For the perfect backdrop to these staged vignettes, Troost paired traditional, neoclassical architecture with quiet, subtle color harmonies—a counterpoint to the bombastic, swastika-branded venues Hitler was usually photographed in. Through these warm and fuzzy “domestic performances,” as Stratigakos puts it, the world was shown a softer side of the Third Reich.
Stratigakos connects Hitler’s strange and strategic obsession with home makeovers with his rise to power. After his niece committed suicide at their shared apartment in 1931, Hitler, then a budget-conscious bachelor and the leader of the nation’s second-most powerful party, became concerned that the scandal would thrust his modest abode into the spotlight.

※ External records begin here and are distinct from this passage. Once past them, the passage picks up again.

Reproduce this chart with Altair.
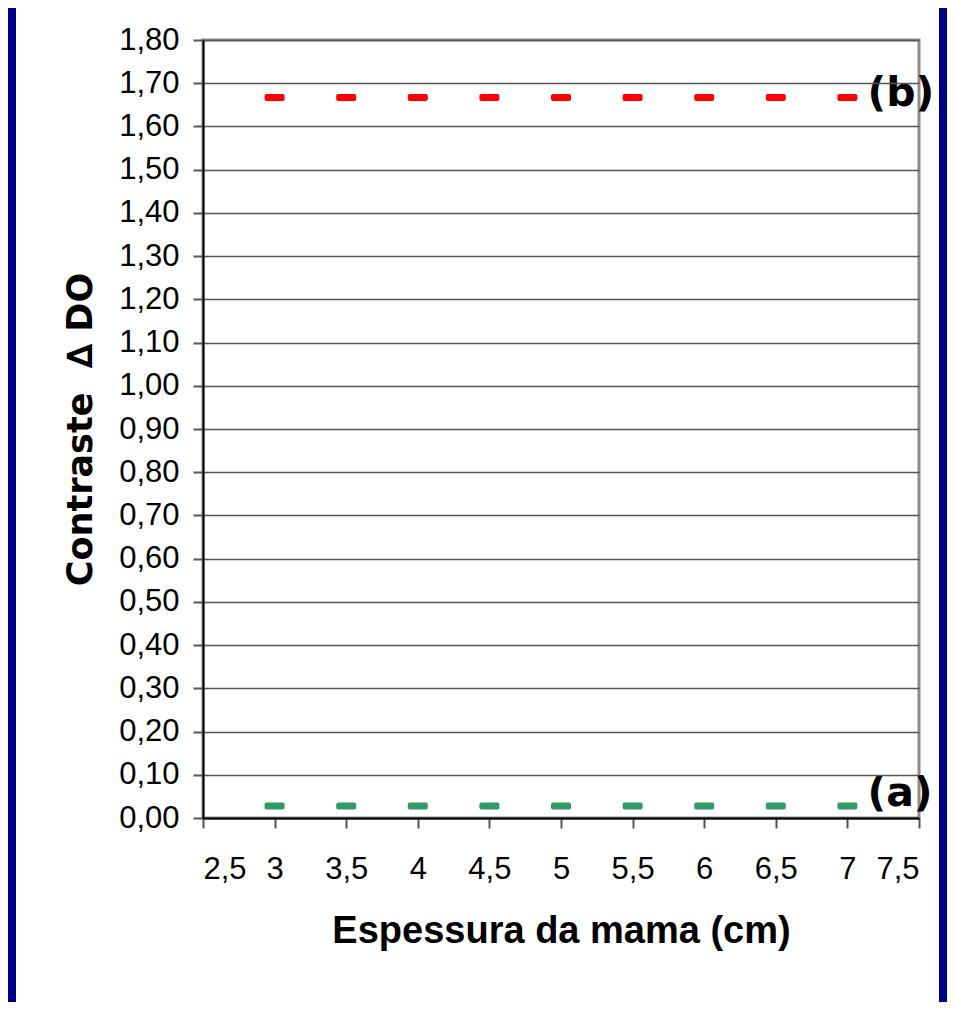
import altair as alt
import pandas as pd

# Data
thickness_cm = [3, 3.5, 4, 4.5, 5, 5.5, 6, 6.5, 7]
contrast_a = [0.028, 0.028, 0.028, 0.028, 0.028, 0.028, 0.028, 0.028, 0.028]
contrast_b = [1.667, 1.667, 1.667, 1.667, 1.667, 1.667, 1.667, 1.667, 1.667]
series_names = ["a", "b"]
series_colors = ["#339966", "#FF0000"]

label_text = ["(a)", "(b)"]
label_x = [7.14, 7.14]
label_y = [0.056, 1.675]

x_ticks = [2.5, 3, 3.5, 4, 4.5, 5, 5.5, 6, 6.5, 7, 7.5]
y_ticks = [round(i * 0.1, 2) for i in range(19)]

NAVY = "#000088"

df = pd.DataFrame({
    "x": thickness_cm * 2,
    "y": contrast_a + contrast_b,
    "s": ["a"] * len(thickness_cm) + ["b"] * len(thickness_cm),
})
lab_df = pd.DataFrame({"t": label_text, "x": label_x, "y": label_y})
frame_df = pd.DataFrame({"k": [0]})

x_scale = alt.Scale(domain=[2.5, 7.5], nice=False, zero=False)
y_scale = alt.Scale(domain=[0, 1.8], nice=False)

x_axis = alt.Axis(
    values=x_ticks,
    labelExpr="replace(format(datum.value, '.1~f'), '.', ',')",
    title="Espessura da mama (cm)",
    grid=False,
    domainColor="black", domainWidth=2,
    tickColor="#555555", tickWidth=2, tickSize=10,
    labelFont="Liberation Sans", labelFontSize=31, labelColor="black",
    labelPadding=26,
    titleFont="Liberation Sans", titleFontSize=38, titleFontWeight="bold",
    titleColor="black", titlePadding=28,
    zindex=1,
)
y_axis = alt.Axis(
    values=y_ticks,
    labelExpr="replace(format(datum.value, '.2f'), '.', ',')",
    title="Contraste\u00a0\u00a0∆\u00a0DO",
    grid=True, gridColor="#555555", gridWidth=1.5,
    domainColor="black", domainWidth=2,
    tickColor="#555555", tickWidth=2, tickSize=10,
    labelFont="Liberation Sans", labelFontSize=31, labelColor="black",
    labelPadding=14,
    titleFont="DejaVu Sans", titleFontSize=35, titleFontWeight="bold",
    titleColor="black", titlePadding=20,
    zindex=1,
)

dashes = alt.Chart(df).mark_tick(
    orient="horizontal", size=20, thickness=7, cornerRadius=2, opacity=1
).encode(
    x=alt.X("x:Q", scale=x_scale, axis=x_axis),
    y=alt.Y("y:Q", scale=y_scale, axis=y_axis),
    color=alt.Color("s:N", scale=alt.Scale(domain=series_names, range=series_colors), legend=None),
)

labels = alt.Chart(lab_df).mark_text(
    align="left", baseline="middle", font="DejaVu Sans", fontSize=41,
    fontWeight="bold", color="black"
).encode(
    x=alt.X("x:Q", scale=x_scale),
    y=alt.Y("y:Q", scale=y_scale),
    text="t:N",
)

# navy side frame strips (decoration)
frame_left = alt.Chart(frame_df).mark_rect(color=NAVY).encode(
    x=alt.value(-195), x2=alt.value(-187), y=alt.value(-32), y2=alt.value(962)
)
frame_right = alt.Chart(frame_df).mark_rect(color=NAVY).encode(
    x=alt.value(736), x2=alt.value(744), y=alt.value(-32), y2=alt.value(962)
)

chart = alt.layer(frame_left, frame_right, dashes, labels).properties(
    width=716, height=778,
    padding={"left": 0, "right": 0, "top": 0, "bottom": 0},
    background="white",
).configure_view(
    stroke="#8c8c8c", strokeWidth=3
)

chart.save("out.html", embed_options={"renderer": "svg", "actions": False})
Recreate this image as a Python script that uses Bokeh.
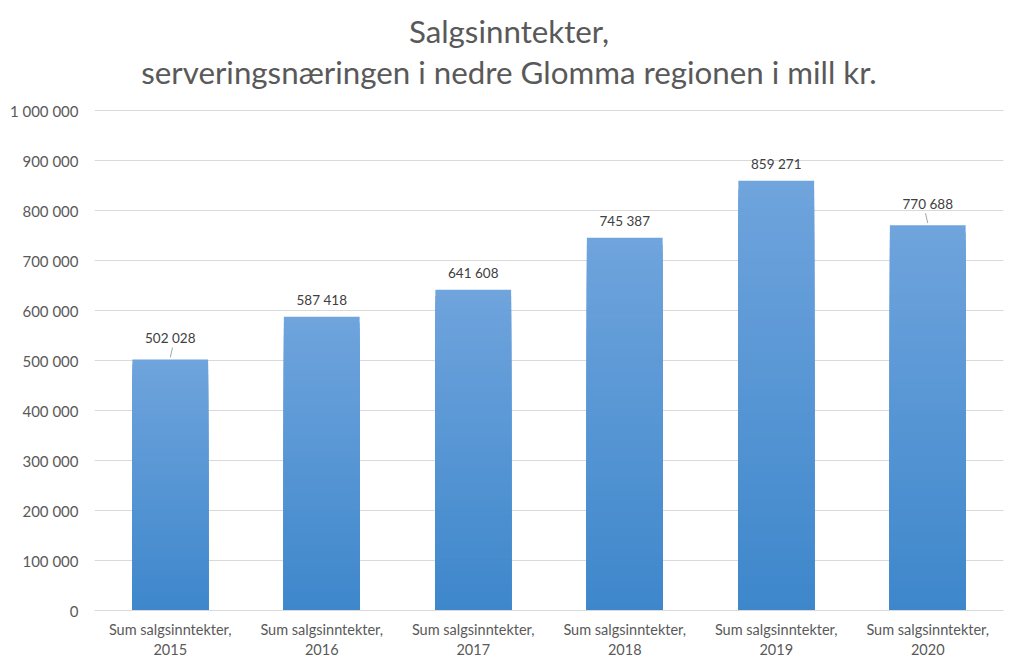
import numpy as np
from bokeh.plotting import figure
from bokeh.models import FixedTicker, Label, ColumnDataSource, Range1d
from bokeh.core.properties import value
from bokeh.embed import file_html
from bokeh.resources import INLINE

# ---- data ----
years = ["2015", "2016", "2017", "2018", "2019", "2020"]
category_labels = ["Sum salgsinntekter,\n" + y for y in years]
sales = [502028, 587418, 641608, 745387, 859271, 770688]
y_ticks = [0, 100000, 200000, 300000, 400000, 500000, 600000, 700000, 800000, 900000, 1000000]
title_lines = ["Salgsinntekter,", "serveringsnæringen i nedre Glomma regionen i mill kr."]

FONT = "Lato"
TXT = "#595959"

xs = list(range(len(years)))

AX_MAX = y_ticks[-1]
PX_PER_UNIT = 500 / AX_MAX          # 500 px for the value axis
TOP_PAD_PX = 110                     # room above the axis for the title
y_end = AX_MAX + TOP_PAD_PX / PX_PER_UNIT

p = figure(frame_width=909, frame_height=500 + TOP_PAD_PX, output_backend="svg",
           toolbar_location=None,
           x_range=Range1d(-0.5, len(years) - 0.5), y_range=Range1d(0, y_end),
           min_border_left=94, min_border_right=5, min_border_bottom=52, min_border_top=0)
p.outline_line_color = None
p.background_fill_color = "white"

# title lines, centred over the whole chart (slightly left of the plot centre)
title_x = (len(years) - 1) / 2 - 40 / 151.5
for txt, px_above in zip(title_lines, [579.5, 538.5]):
    p.add_layout(Label(x=title_x, y=px_above / PX_PER_UNIT, text=txt,
                       text_align="center", text_baseline="middle", text_font=FONT,
                       text_font_size="31.3px", text_color=TXT))

# gradient bars: nested bars, tallest (lightest) first, shorter (darker) on top
top_c = np.array([0x6f, 0xa4, 0xdd])
bot_c = np.array([0x3e, 0x87, 0xcb])
N = 50
bx, bt, bc = [], [], []
for i in range(N, 0, -1):
    f = (i - 0.5) / N
    c = bot_c + (top_c - bot_c) * f
    col = "#%02x%02x%02x" % tuple(int(round(k)) for k in c)
    for x, v in zip(xs, sales):
        bx.append(x)
        bt.append(v * i / N)
        bc.append(col)
src = ColumnDataSource(dict(x=bx, top=bt, color=bc))
p.vbar(x="x", bottom=0, top="top", width=0.5, fill_color="color", line_color=None, source=src)

# data labels
leader = [0, 5]
offsets = [-21 if i in leader else -17 for i in range(len(sales))]
lab = ColumnDataSource(dict(x=xs, y=sales,
                            t=[f"{v:,}".replace(",", " ") for v in sales],
                            off=offsets))
p.text(x="x", y="y", text="t", y_offset="off", source=lab, text_align="center",
       text_baseline="middle", text_font=value(FONT), text_font_size="13.5px",
       text_color="#404040")

# leader lines
lx0 = [xs[i] for i in leader]
ly0 = [sales[i] + 2 / PX_PER_UNIT for i in leader]
ly1 = [sales[i] + 12 / PX_PER_UNIT for i in leader]
lx1 = [xs[0] + 0.015, xs[5] - 0.015]
p.segment(x0=lx0, y0=ly0, x1=lx1, y1=ly1, line_color="#a6a6a6", line_width=1)

# axes
p.xaxis.ticker = FixedTicker(ticks=xs)
p.xaxis.major_label_overrides = {x: lbl for x, lbl in zip(xs, category_labels)}
p.xaxis.axis_line_color = "#d9d9d9"
p.xaxis.major_tick_line_color = None
p.xaxis.minor_tick_line_color = None
p.xaxis.major_label_text_font = FONT
p.xaxis.major_label_text_font_size = "14.5px"
p.xaxis.major_label_text_color = TXT
p.xaxis.major_label_standoff = 4

p.yaxis.ticker = FixedTicker(ticks=y_ticks)
p.yaxis.major_label_overrides = {t: f"{t:,}".replace(",", " ") for t in y_ticks}
p.yaxis.axis_line_color = None
p.yaxis.major_tick_line_color = None
p.yaxis.minor_tick_line_color = None
p.yaxis.major_label_text_font = FONT
p.yaxis.major_label_text_font_size = "15px"
p.yaxis.major_label_text_color = TXT
p.yaxis.major_label_standoff = 10

p.xgrid.grid_line_color = None
p.ygrid.ticker = FixedTicker(ticks=y_ticks)
p.ygrid.grid_line_color = "#d9d9d9"
p.ygrid.grid_line_width = 1

open("out.html", "w").write(file_html(p, INLINE))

Throughout the rest of his reign, he worked with closely with architects and designers to change his image from rabble-rouser to a refined intellectual.
A cautionary tale
The woman who designed Hitler’s personal makeover was not an easy subject for Stratigakos, a self-described feminist historian—and the daughter of a someone who lived through the brutal Nazi occupation in Greece. Among the many achievements in Stratigakos’ groundbreaking research about Troost is that she’s able to paint a full picture of such a divisive character.
“It was very, very tough, writing about her and ‘living with her,’ as you do with your subject,” she tells Quartz. “But what I hoped to show was her complexity.”
Stratigakos suggests that unmasking the design aspect of Hitler’s onetime appeal offers a cautionary tale, today.
“It was important for me to make readers reflect about their own consumption,” she explains referring to our lust for tabloid stories about the inner lives of famous people. “As a historian, my primary responsibility is to show how things work ideologically but I also wanted to show how we can be seduced by our own desires.